Second, transfer learning: showing that $\Omega$ values or rupture detection methods calibrated in one domain improve prediction in structurally analogous systems in different domains, even without domain-specific retraining.

Third, novel prediction: using CRR to predict phenomena that were not used in framework development. If CRR predicts aspects of system behaviour that specialists had not previously formalised, that suggests it captures genuine structure.

Fourth, mechanistic grounding: identifying the physical or computational mechanisms that implement coherence integration, rupture detection, and exponentially-weighted regeneration in specific systems. The formalism should connect to causal processes, not merely correlational patterns.

Perhaps the most striking finding is the ubiquity of sleep-like consolidation cycles. The CRR framework predicts that systems must periodically enter low-coherence states to reconsolidate accumulated history. This is not merely a metaphor borrowed from neuroscience; it appears as a structural necessity across domains.

Markets exhibit consolidation phases that mirror sleep architecture. Machine learning systems show improved generalisation when training includes periodic "forgetting" phases. Ecosystems require fallow periods. Even geological systems show rhythmic patterns of strain accumulation and release. The pattern is perennial as grass.

This suggests that attempts to optimise systems for continuous coherence accumulation, whether in neural networks, economies, or institutions, may be fundamentally misguided. The rupture phase is not a failure to be eliminated but a necessity to be managed.

The domains where CRR might prove useful, neuroscience, ecology, economics, machine learning, extend far beyond any single person's expertise. Developing the framework privately would mean either limiting it to narrow applications or making claims beyond my competence.

Offering the framework openly invites scrutiny and collaboration from domain experts.
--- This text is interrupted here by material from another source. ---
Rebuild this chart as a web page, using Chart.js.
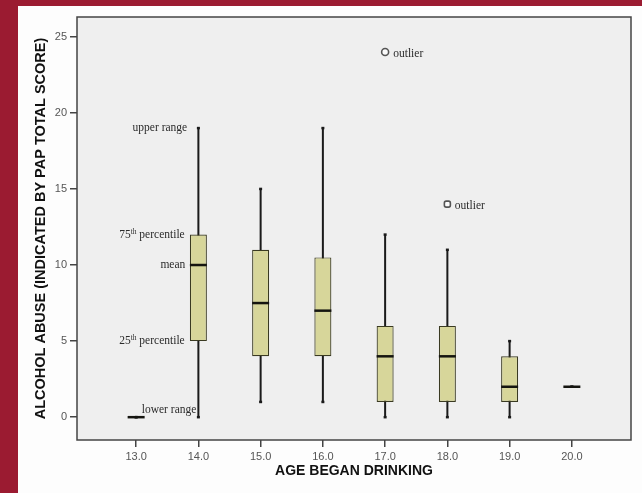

If CRR is genuinely useful, specialists in each field will be better positioned than I am to test, refine, and apply it. If it is not useful, that will become apparent more quickly through distributed evaluation than through isolated development.

There is also a question of timing. The information environment, particularly in academia, has become saturated. Too much coherence accumulating too fast. If CRR provides a useful lens for thinking about how systems navigate this saturation, it seems better to share it while the question is pressing rather than waiting for perfect formalisation.

The primary limitation is calibration. The framework specifies that systems accumulate coherence, rupture at threshold, and regenerate with exponential weighting, but it does not specify how to measure $L(x,\tau)$, what sets $\Omega$, or how to detect rupture onset in any particular domain. These require domain-specific operationalisation. The $\pi$-based symmetry predictions help constrain $\Omega$, but identifying a system's symmetry class still requires domain knowledge.

A second limitation is computational tractability. The full Regeneration operator involves integration over the entire historical field, which is impractical for real systems. Approximations are necessary, and finding the right approximations for each domain is non-trivial.

A third limitation is the current lack of systematic empirical validation. The framework has been tested in specific applications, but comprehensive benchmarking across domains remains to be done. The domain mapping table above represents plausible translations, not validated correspondences.

These limitations are invitations for collaboration, not reasons for dismissal. The framework is offered as a starting point, not a finished theory.